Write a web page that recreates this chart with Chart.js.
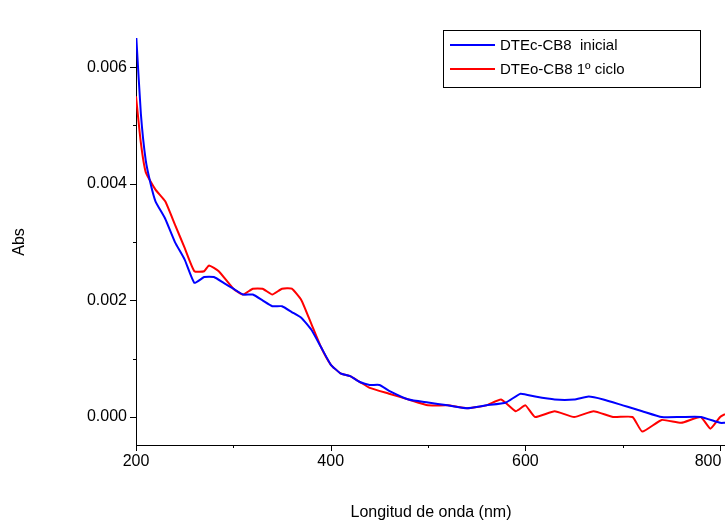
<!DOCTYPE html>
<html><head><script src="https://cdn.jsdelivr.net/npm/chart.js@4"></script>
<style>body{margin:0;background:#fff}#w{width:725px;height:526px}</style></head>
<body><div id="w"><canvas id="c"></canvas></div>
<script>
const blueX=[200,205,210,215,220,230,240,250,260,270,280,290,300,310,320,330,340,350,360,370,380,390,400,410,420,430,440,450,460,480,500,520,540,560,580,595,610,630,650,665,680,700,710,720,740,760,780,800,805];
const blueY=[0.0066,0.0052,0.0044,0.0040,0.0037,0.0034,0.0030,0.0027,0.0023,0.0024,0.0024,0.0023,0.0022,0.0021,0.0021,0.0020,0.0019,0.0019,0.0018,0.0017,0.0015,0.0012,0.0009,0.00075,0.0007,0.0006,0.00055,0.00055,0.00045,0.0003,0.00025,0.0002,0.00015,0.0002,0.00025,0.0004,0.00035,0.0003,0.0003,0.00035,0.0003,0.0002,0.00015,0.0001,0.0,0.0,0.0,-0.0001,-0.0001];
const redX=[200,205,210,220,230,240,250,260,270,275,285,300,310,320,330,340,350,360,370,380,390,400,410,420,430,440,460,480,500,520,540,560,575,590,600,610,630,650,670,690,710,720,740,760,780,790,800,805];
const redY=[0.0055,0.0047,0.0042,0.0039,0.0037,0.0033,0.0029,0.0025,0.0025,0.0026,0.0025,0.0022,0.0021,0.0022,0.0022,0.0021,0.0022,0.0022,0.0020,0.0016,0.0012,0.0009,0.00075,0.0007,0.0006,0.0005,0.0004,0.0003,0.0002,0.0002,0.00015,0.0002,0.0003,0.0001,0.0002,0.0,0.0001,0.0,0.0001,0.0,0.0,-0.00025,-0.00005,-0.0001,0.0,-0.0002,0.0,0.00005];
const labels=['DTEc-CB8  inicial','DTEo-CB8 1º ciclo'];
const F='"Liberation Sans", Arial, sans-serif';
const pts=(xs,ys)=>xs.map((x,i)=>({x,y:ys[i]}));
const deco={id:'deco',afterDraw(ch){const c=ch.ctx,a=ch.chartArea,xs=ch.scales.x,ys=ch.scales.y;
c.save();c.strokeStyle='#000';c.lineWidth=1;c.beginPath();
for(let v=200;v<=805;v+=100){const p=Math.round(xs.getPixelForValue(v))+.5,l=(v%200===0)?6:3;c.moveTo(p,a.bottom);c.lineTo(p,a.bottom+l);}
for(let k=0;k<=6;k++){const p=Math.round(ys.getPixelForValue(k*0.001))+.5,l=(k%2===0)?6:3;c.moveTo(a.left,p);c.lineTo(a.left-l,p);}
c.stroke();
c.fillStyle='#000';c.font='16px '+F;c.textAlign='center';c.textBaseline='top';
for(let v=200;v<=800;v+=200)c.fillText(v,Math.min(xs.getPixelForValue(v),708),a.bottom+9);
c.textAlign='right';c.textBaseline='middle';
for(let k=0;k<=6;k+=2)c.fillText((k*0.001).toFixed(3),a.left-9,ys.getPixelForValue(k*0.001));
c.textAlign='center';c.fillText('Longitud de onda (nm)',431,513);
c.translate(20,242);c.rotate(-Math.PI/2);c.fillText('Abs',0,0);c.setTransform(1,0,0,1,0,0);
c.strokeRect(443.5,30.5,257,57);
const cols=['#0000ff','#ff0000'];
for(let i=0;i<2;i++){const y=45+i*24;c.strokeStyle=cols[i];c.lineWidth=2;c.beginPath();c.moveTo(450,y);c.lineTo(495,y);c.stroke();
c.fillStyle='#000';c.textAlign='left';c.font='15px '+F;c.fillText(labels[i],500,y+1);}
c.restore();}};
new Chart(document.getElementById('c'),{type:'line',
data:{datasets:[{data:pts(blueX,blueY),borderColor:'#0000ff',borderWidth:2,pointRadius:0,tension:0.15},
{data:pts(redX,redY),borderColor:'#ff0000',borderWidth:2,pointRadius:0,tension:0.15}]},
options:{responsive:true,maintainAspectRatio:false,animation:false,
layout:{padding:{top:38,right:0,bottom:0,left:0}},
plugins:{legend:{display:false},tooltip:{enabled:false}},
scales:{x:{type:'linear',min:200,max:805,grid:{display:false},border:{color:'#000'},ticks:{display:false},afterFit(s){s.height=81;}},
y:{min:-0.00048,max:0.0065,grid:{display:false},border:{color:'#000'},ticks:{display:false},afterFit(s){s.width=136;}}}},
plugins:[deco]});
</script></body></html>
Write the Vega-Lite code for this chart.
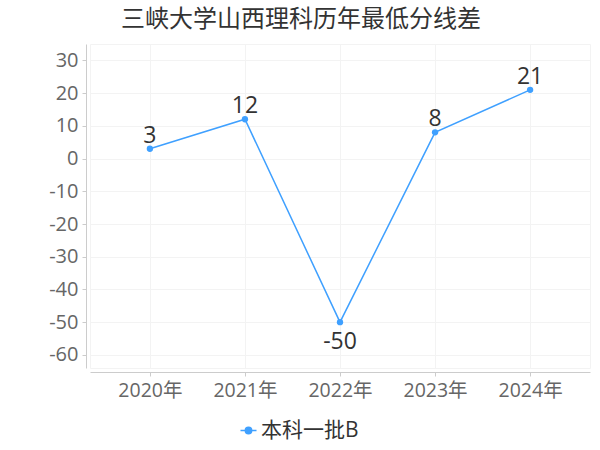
━━━━━━━━━━
Given problem -> Return, from the data, each line that has the word "Write" in it.

The response ->
Write a web page that recreates this chart with Chart.js.
Write the Vega-Lite code for this chart.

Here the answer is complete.